Keener drivers, especially Europeans, relish twisty roads when time and traffic flow allows- and buy cars with taughter suspension and better steering with which to properly enjoy them. Yes, we do have fast straighter motorways, but they tend to be used for convenience when time is of the essence rather than for pleasure.
Anything car makers can do to improve steering without losing 'feel' is fine by me. I deliver and collect cars for a living and had to drive a Toyota Avensis through the mountains and valleys of Wales today- a normally pleasurable activity marred by that car's utterly flacid steering.
the key seems to be for 'non-luxury' users. not that my old A4 was luxurious (b7 model), but it sure did turn the wheel sweet at low speeds...and tightened up nicely no the track.
still never buying Ford anything...except maybe 1987 or older F150 wtih the 300ci straight six... and knowing many working at Ford...i'd double down on that statement.
I don't want it.
@ The Skud
What do you base your claim of most drivers.
"Active steering describes a type of power electric variable gear ratio power steering technology introduced by BMW in 2003 first appearing on the redesigned 5-series which varies the degree that the wheels turn in response to the steering wheel."
BMW has had this for over 10 years. My 2006 e60 has this.
It's now a 15-20k$ car, so it's not more expensive than these new Fords.
I'm amazed how BMW inventes all the stuff 10 years ahead of time, but never makes a fuzz about it. These cheap automakers come late and market the BMW engineered stuff as "new and groundbraking".
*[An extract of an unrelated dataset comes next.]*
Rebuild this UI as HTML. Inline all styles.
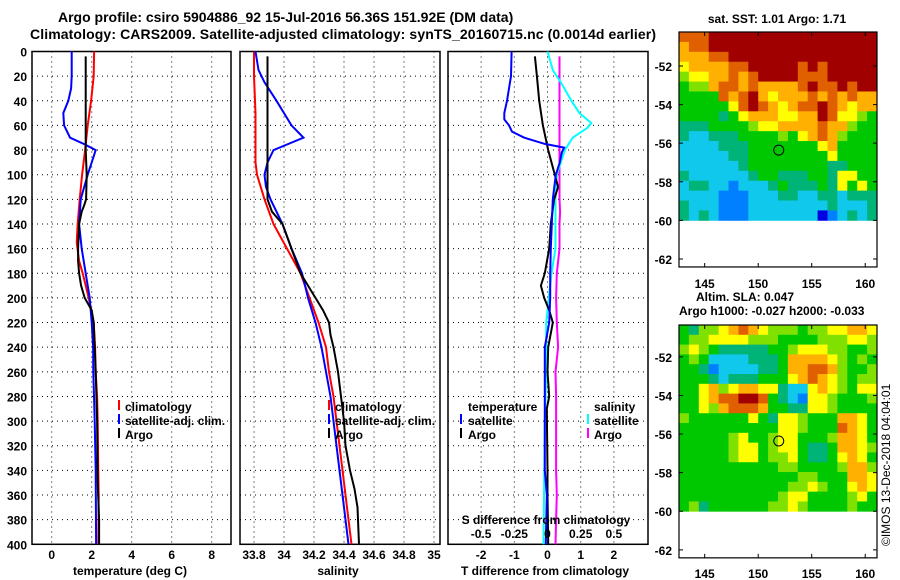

Selling a copycat product cheaper isn't anything new, it's actually how the industry works. Of course it's cheaper when you just copy and paste BMW engineering to your own cheapo car.
Love to see on a Mustang model, & custom Tang types aside std models, awesome.
"If the system fails, it would still always be in a gear."
Surely, that depends on how it fails. If it loses the tension/pressure between the CVT components, the link would be broken. If a CVT gearbox fails, it would be possible to coast to a stop. If this unit fails, apart from generating the most heartfelt rendition of WTF, it would leave the driver a steering-wheel that would be neither use nor ornament.
On reflection, if this system is safe, it might lend itself to replacing the steering-wheel with a handlebar. I know that it has been tried, but have no idea concerning how successful it was. Perhaps it might be worth trying again but this time using the modern electric power assisted steering and this variable ratio system. If nothing else, it might facilitate adaptation to cope with the needs of disabled drivers.
Why you're worrying if it could fail or not? It has been used already for a decade, so it's not going to fail any more than ABS brakes. Again, there's nothing new here.
I spent 26 years in vehicle engineering and engineering management. I know that if something can fail, it will fail. I just want to know that it is fail safe and seeing as its my life, I will choose what to worry about when it comes to risking it, if you don't mind.
Incidentally, nuclear missile subs operate on a fail dangerous system. There is little comfort to be had from knowing that they have not failed thus far, though they have come pretty darned close on more than one occasion.